Ludwig Marcuse griff regelmäßig ins Jackett, bevor er aus dem Haus ging, und er zögerte nicht mit der Erklärung, als er beim zweiten oder dritten Mal meinen fragenden Blick bemerkte. Der Paß. Er verlasse die Wohnung nie ohne Paß. Dabei gingen wir nur spazieren oder ins Restaurant, wo er Stammgast war. So geschehen am Tegernsee, Mitte der sechziger Jahre. Die Zeit der Staatenlosigkeit war für Ludwig Marcuse schon seit zwei Jahrzehnten vorbei. Ihm konnte nichts geschehen, er hatte den sozusagen besten Paß der Welt, den amerikanischen.

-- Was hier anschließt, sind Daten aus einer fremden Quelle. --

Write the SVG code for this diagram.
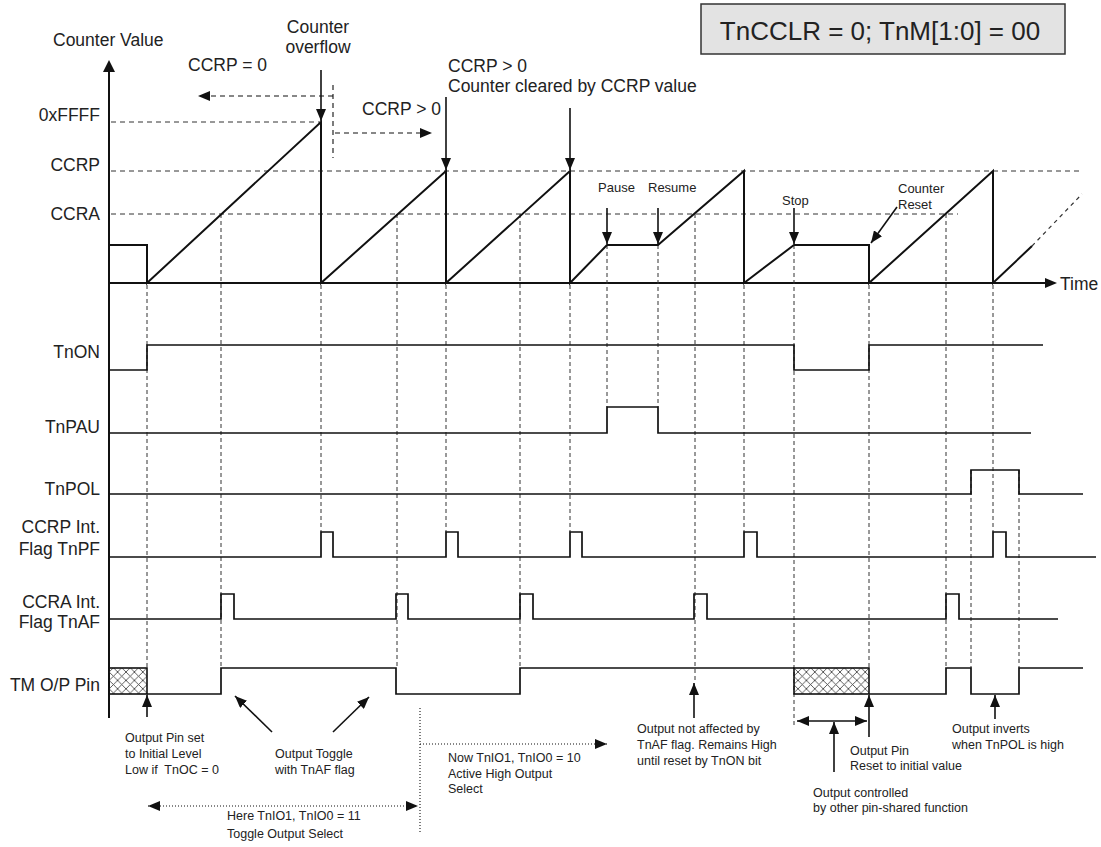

Nicht minder eindrucksvoll das Erlebnis mit jenem anderen Exilierten in England, einem damals Dreiundsechzigjährigen. 1933 war er als Kind mit seinen Eltern nach Palästina geflohen, mit gültigen deutschen Reisepapieren, und als die Familie 1936 ausgebürgert wurde, hatte das keinerlei praktische Bedeutung; kaum ein halbes Jahr danach erhielt sie, was ich, der Kürze halber, die palästinensische Staatsangehörigkeit nennen will. Gleich nach dem Krieg war mein Bekannter dann zum Studium in die Schweiz gegangen, hatte sich dort niedergelassen und war schon seit vielen, vielen Jahren Bürger der Eidgenossenschaft, als ich ihn in Cambridge bei einem Symposium traf. Das feierliche Abschlußessen war vorbei, und wir wollten vor der Abreise noch eine Runde um den wunderbar gepflegten Rasen des Colleges drehen, als mein Bekannter bemerkte, daß er Paß und Brieftasche verloren hatte. Beim Bücken müßten sie ihm aus dem Anzug gefallen sein, meinte er. Er sagte aber nicht Anzug oder Jacke, sondern wie ein rechter Berner, der er nicht war, aus der Kutte. »Us dr Chutte keijet.« Obwohl sprachlich weitestgehend assimiliert – nicht nur Sprachmelodie und Betonungen waren richtig, fast waren es auch die Kehllaute –, überdies durch Auftreten und Habitus an einen bedächtigen Eidgenossen gemahnend, offenbarte die Reaktion auf den Verlust des Passes die wahre Identität des Mannes.